Back in the good old days, when everyone was looking for an aggressive rating agency, Fitch arrived on the international scene, guns blazing. After the "lost decade" of the eighties, it was Fitch that first upgraded the sovereign debt of a number of Latin countries much to the derision of their more established counterparts, and the game began again. What a difference 20 years makes.
Just when the rose-colored glasses mob was making all sorts of cooing noises, Fitch downgraded Spain today sending our stock market into a 100+ point dive and wacking the Euro right upside the head. Right in front of a three day weekend to boot. One has to admire those guys' sense of humor.

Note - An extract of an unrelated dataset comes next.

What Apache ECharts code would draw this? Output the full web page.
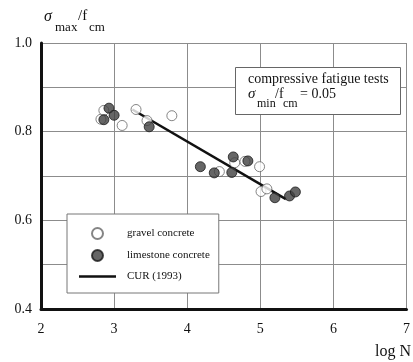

Somewhere along this road folks are going to realize that the Emperor has no clothes and the Emperor is not Spain but the entire Euroland mob of financial leaders and prime ministers who have been not only whistling past the graveyard but doing all within their power to insure that what ails the patient will in fact, kill him.
Greece was seen as a threat to the Euro which needed to be fixed. Fair enough. But the cobbling together of a near-E1 billion package for Greece and anybody else that needed a touch of help was immediately recognized by the market as being unintelligent, insufficient and naive in its underlying tenant that Greece could somehow recover from a 50% increase in its national debt as a percentage of its GDP in the three years allotted. The Greeks to their credit did and said all the right things including threatening to sue Goldman Sachs (what the hell, everybody else is) which is right up there with,"you can't put me in jail, Judge, for murdering my parents...I'm an orphan! Down went the Euro, down went Portugal and Spain and with a brief respite of some ok bond offerings, enter Fitch, stage right. I would of course be asking Fitch where the hell were they BEFORE the bonds were sold but that's a tale for another time.

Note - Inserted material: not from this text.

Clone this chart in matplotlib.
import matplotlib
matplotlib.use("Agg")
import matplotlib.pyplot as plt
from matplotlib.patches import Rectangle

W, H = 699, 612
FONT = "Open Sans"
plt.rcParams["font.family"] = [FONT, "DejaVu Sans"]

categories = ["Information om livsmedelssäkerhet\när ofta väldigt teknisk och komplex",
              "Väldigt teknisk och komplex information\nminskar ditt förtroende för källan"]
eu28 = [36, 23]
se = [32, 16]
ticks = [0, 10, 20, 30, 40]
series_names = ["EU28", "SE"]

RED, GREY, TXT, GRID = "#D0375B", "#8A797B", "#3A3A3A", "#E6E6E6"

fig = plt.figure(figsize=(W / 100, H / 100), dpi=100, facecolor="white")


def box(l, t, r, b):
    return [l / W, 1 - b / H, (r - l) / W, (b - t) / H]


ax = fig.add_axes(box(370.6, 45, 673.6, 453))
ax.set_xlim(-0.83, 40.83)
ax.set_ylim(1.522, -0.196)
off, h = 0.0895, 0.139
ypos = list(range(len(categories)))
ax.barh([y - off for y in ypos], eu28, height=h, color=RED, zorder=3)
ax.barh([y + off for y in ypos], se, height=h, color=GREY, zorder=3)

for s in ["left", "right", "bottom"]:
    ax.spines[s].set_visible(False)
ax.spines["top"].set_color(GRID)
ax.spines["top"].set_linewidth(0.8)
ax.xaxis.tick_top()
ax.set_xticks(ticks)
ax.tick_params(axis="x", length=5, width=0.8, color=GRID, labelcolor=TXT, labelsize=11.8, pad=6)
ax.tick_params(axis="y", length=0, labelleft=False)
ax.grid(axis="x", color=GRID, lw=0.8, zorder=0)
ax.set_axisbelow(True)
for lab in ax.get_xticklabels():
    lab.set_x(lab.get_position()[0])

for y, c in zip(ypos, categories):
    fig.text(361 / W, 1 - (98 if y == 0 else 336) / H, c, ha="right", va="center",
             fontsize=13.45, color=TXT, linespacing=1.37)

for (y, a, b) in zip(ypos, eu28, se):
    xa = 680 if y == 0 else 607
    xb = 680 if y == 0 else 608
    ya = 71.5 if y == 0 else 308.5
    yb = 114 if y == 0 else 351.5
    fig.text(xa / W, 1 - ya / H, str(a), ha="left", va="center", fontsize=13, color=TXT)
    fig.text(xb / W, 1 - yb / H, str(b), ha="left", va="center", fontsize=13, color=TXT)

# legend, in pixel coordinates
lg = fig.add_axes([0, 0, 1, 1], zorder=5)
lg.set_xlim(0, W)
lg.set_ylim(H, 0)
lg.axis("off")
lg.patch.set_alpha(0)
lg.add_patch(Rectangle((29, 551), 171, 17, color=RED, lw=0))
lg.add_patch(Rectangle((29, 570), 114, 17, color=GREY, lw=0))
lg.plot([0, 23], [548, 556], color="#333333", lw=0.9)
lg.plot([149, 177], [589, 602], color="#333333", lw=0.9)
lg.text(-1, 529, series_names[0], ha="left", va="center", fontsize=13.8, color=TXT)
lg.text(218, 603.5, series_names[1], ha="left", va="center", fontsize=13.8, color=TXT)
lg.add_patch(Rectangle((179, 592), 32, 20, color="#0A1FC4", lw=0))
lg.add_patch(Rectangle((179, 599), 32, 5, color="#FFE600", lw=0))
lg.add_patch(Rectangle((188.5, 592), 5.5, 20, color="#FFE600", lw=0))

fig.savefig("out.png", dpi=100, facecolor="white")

The most comic thing in this entire farce is all the Euros demanding that we must all act like Germans; the bullet, swallow the bitter pill, pull in our belts, etc., etc. Like that has a snowball's chance in hell of happening. Might not even happen for the Germans as Fritz has no clue at this stage how big a piece of this cooked-up sausage he has to give up for his southern neighbors. When the number becomes real, a big resounding "Nein" might echo around Deutschland. And then, dear reader, what do you think happens to the Euro? The plan to save the thing may well prove to be its destroyer.